Repeat the listing word for word. No pictures belong in the copy.

* * * * * * *

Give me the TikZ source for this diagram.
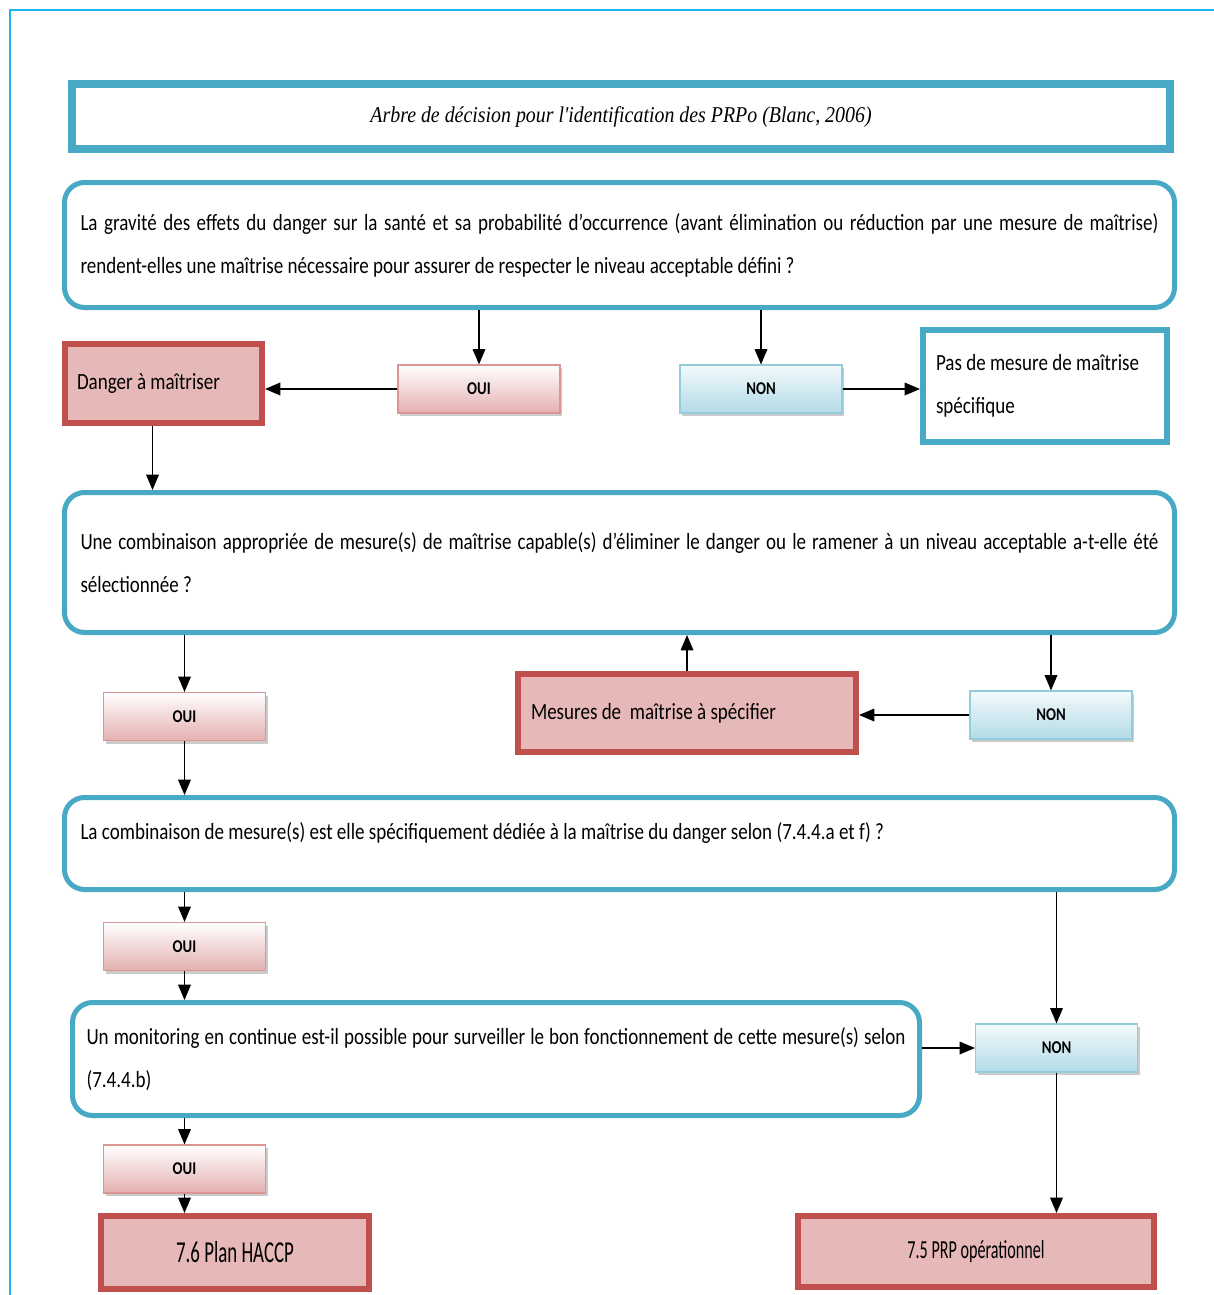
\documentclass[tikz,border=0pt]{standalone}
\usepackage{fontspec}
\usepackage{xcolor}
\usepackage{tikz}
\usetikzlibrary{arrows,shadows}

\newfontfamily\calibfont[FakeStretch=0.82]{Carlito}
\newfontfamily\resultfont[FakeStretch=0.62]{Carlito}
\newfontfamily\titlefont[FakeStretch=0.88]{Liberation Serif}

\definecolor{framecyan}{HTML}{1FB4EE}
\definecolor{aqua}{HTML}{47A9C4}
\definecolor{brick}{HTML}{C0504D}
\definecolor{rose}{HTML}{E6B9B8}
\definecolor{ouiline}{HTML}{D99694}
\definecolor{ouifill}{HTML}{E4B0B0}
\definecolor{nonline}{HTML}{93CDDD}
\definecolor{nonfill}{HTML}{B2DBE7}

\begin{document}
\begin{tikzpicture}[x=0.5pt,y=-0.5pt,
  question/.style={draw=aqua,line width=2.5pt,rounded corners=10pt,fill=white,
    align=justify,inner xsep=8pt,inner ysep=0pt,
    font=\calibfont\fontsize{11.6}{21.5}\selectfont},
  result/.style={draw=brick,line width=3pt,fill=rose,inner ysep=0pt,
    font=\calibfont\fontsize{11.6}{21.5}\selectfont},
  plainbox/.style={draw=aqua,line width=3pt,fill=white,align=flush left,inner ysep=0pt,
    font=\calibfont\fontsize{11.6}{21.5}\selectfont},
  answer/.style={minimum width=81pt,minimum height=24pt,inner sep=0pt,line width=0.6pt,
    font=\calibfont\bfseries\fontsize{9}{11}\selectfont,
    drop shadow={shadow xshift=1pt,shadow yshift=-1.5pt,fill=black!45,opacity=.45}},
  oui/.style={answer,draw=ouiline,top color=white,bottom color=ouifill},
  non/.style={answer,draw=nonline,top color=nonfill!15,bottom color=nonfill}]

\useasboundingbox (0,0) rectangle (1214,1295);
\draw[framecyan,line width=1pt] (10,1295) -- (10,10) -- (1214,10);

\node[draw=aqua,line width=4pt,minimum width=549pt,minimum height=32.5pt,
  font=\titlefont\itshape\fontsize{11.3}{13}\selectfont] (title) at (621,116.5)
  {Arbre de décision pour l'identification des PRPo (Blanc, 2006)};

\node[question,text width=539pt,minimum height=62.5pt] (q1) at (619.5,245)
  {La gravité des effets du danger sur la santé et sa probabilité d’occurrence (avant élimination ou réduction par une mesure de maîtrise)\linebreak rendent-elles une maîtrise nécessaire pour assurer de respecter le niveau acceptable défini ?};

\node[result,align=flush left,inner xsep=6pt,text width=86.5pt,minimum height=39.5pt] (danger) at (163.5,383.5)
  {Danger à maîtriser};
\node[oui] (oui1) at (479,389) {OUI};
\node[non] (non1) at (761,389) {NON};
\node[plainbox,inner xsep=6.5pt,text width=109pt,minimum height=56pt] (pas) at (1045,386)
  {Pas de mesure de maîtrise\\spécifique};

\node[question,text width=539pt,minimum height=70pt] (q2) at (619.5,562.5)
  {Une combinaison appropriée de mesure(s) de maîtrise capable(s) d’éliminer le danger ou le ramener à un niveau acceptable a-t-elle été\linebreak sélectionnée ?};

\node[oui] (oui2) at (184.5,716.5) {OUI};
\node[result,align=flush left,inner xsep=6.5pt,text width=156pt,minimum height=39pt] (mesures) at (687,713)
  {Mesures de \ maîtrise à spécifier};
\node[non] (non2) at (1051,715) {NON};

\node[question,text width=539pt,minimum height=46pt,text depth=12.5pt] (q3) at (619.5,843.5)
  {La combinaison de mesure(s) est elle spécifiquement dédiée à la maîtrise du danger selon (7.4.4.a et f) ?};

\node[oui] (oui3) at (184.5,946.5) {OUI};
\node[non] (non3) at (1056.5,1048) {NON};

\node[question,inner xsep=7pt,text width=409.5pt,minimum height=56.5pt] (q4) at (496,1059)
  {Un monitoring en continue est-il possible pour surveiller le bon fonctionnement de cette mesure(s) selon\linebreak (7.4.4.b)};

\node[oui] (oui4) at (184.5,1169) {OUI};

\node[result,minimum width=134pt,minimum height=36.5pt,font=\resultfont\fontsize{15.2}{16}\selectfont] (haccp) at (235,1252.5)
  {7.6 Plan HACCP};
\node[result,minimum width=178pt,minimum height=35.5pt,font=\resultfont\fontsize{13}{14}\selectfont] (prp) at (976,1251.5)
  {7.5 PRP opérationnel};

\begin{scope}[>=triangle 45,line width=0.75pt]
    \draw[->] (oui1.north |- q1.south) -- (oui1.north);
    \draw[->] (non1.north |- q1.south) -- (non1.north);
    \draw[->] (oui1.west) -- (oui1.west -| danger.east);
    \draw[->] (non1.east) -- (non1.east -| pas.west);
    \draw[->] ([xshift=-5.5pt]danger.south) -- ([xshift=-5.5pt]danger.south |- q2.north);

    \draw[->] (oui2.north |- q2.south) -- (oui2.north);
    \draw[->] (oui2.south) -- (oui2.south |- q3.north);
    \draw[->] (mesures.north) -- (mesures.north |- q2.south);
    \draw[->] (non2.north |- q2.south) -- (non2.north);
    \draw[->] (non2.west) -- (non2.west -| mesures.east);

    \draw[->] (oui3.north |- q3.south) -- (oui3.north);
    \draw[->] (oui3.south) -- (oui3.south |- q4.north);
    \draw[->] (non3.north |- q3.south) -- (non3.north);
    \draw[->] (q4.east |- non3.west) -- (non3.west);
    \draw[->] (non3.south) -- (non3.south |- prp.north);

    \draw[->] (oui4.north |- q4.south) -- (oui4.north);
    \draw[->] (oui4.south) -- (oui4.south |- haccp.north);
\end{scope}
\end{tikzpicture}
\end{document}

* * * * * * *

**WRITTEN SOLUTION:**
Give me the TikZ source for this diagram.
\documentclass[tikz,border=0pt]{standalone}
\usepackage{fontspec}
\usepackage{xcolor}
\usepackage{tikz}
\usetikzlibrary{arrows,shadows}

\newfontfamily\calibfont[FakeStretch=0.82]{Carlito}
\newfontfamily\resultfont[FakeStretch=0.62]{Carlito}
\newfontfamily\titlefont[FakeStretch=0.88]{Liberation Serif}

\definecolor{framecyan}{HTML}{1FB4EE}
\definecolor{aqua}{HTML}{47A9C4}
\definecolor{brick}{HTML}{C0504D}
\definecolor{rose}{HTML}{E6B9B8}
\definecolor{ouiline}{HTML}{D99694}
\definecolor{ouifill}{HTML}{E4B0B0}
\definecolor{nonline}{HTML}{93CDDD}
\definecolor{nonfill}{HTML}{B2DBE7}

\begin{document}
\begin{tikzpicture}[x=0.5pt,y=-0.5pt,
  question/.style={draw=aqua,line width=2.5pt,rounded corners=10pt,fill=white,
    align=justify,inner xsep=8pt,inner ysep=0pt,
    font=\calibfont\fontsize{11.6}{21.5}\selectfont},
  result/.style={draw=brick,line width=3pt,fill=rose,inner ysep=0pt,
    font=\calibfont\fontsize{11.6}{21.5}\selectfont},
  plainbox/.style={draw=aqua,line width=3pt,fill=white,align=flush left,inner ysep=0pt,
    font=\calibfont\fontsize{11.6}{21.5}\selectfont},
  answer/.style={minimum width=81pt,minimum height=24pt,inner sep=0pt,line width=0.6pt,
    font=\calibfont\bfseries\fontsize{9}{11}\selectfont,
    drop shadow={shadow xshift=1pt,shadow yshift=-1.5pt,fill=black!45,opacity=.45}},
  oui/.style={answer,draw=ouiline,top color=white,bottom color=ouifill},
  non/.style={answer,draw=nonline,top color=nonfill!15,bottom color=nonfill}]

\useasboundingbox (0,0) rectangle (1214,1295);
\draw[framecyan,line width=1pt] (10,1295) -- (10,10) -- (1214,10);

\node[draw=aqua,line width=4pt,minimum width=549pt,minimum height=32.5pt,
  font=\titlefont\itshape\fontsize{11.3}{13}\selectfont] (title) at (621,116.5)
  {Arbre de décision pour l'identification des PRPo (Blanc, 2006)};

\node[question,text width=539pt,minimum height=62.5pt] (q1) at (619.5,245)
  {La gravité des effets du danger sur la santé et sa probabilité d’occurrence (avant élimination ou réduction par une mesure de maîtrise)\linebreak rendent-elles une maîtrise nécessaire pour assurer de respecter le niveau acceptable défini ?};

\node[result,align=flush left,inner xsep=6pt,text width=86.5pt,minimum height=39.5pt] (danger) at (163.5,383.5)
  {Danger à maîtriser};
\node[oui] (oui1) at (479,389) {OUI};
\node[non] (non1) at (761,389) {NON};
\node[plainbox,inner xsep=6.5pt,text width=109pt,minimum height=56pt] (pas) at (1045,386)
  {Pas de mesure de maîtrise\\spécifique};

\node[question,text width=539pt,minimum height=70pt] (q2) at (619.5,562.5)
  {Une combinaison appropriée de mesure(s) de maîtrise capable(s) d’éliminer le danger ou le ramener à un niveau acceptable a-t-elle été\linebreak sélectionnée ?};

\node[oui] (oui2) at (184.5,716.5) {OUI};
\node[result,align=flush left,inner xsep=6.5pt,text width=156pt,minimum height=39pt] (mesures) at (687,713)
  {Mesures de \ maîtrise à spécifier};
\node[non] (non2) at (1051,715) {NON};

\node[question,text width=539pt,minimum height=46pt,text depth=12.5pt] (q3) at (619.5,843.5)
  {La combinaison de mesure(s) est elle spécifiquement dédiée à la maîtrise du danger selon (7.4.4.a et f) ?};

\node[oui] (oui3) at (184.5,946.5) {OUI};
\node[non] (non3) at (1056.5,1048) {NON};

\node[question,inner xsep=7pt,text width=409.5pt,minimum height=56.5pt] (q4) at (496,1059)
  {Un monitoring en continue est-il possible pour surveiller le bon fonctionnement de cette mesure(s) selon\linebreak (7.4.4.b)};

\node[oui] (oui4) at (184.5,1169) {OUI};

\node[result,minimum width=134pt,minimum height=36.5pt,font=\resultfont\fontsize{15.2}{16}\selectfont] (haccp) at (235,1252.5)
  {7.6 Plan HACCP};
\node[result,minimum width=178pt,minimum height=35.5pt,font=\resultfont\fontsize{13}{14}\selectfont] (prp) at (976,1251.5)
  {7.5 PRP opérationnel};

\begin{scope}[>=triangle 45,line width=0.75pt]
    \draw[->] (oui1.north |- q1.south) -- (oui1.north);
    \draw[->] (non1.north |- q1.south) -- (non1.north);
    \draw[->] (oui1.west) -- (oui1.west -| danger.east);
    \draw[->] (non1.east) -- (non1.east -| pas.west);
    \draw[->] ([xshift=-5.5pt]danger.south) -- ([xshift=-5.5pt]danger.south |- q2.north);

    \draw[->] (oui2.north |- q2.south) -- (oui2.north);
    \draw[->] (oui2.south) -- (oui2.south |- q3.north);
    \draw[->] (mesures.north) -- (mesures.north |- q2.south);
    \draw[->] (non2.north |- q2.south) -- (non2.north);
    \draw[->] (non2.west) -- (non2.west -| mesures.east);

    \draw[->] (oui3.north |- q3.south) -- (oui3.north);
    \draw[->] (oui3.south) -- (oui3.south |- q4.north);
    \draw[->] (non3.north |- q3.south) -- (non3.north);
    \draw[->] (q4.east |- non3.west) -- (non3.west);
    \draw[->] (non3.south) -- (non3.south |- prp.north);

    \draw[->] (oui4.north |- q4.south) -- (oui4.north);
    \draw[->] (oui4.south) -- (oui4.south |- haccp.north);
\end{scope}
\end{tikzpicture}
\end{document}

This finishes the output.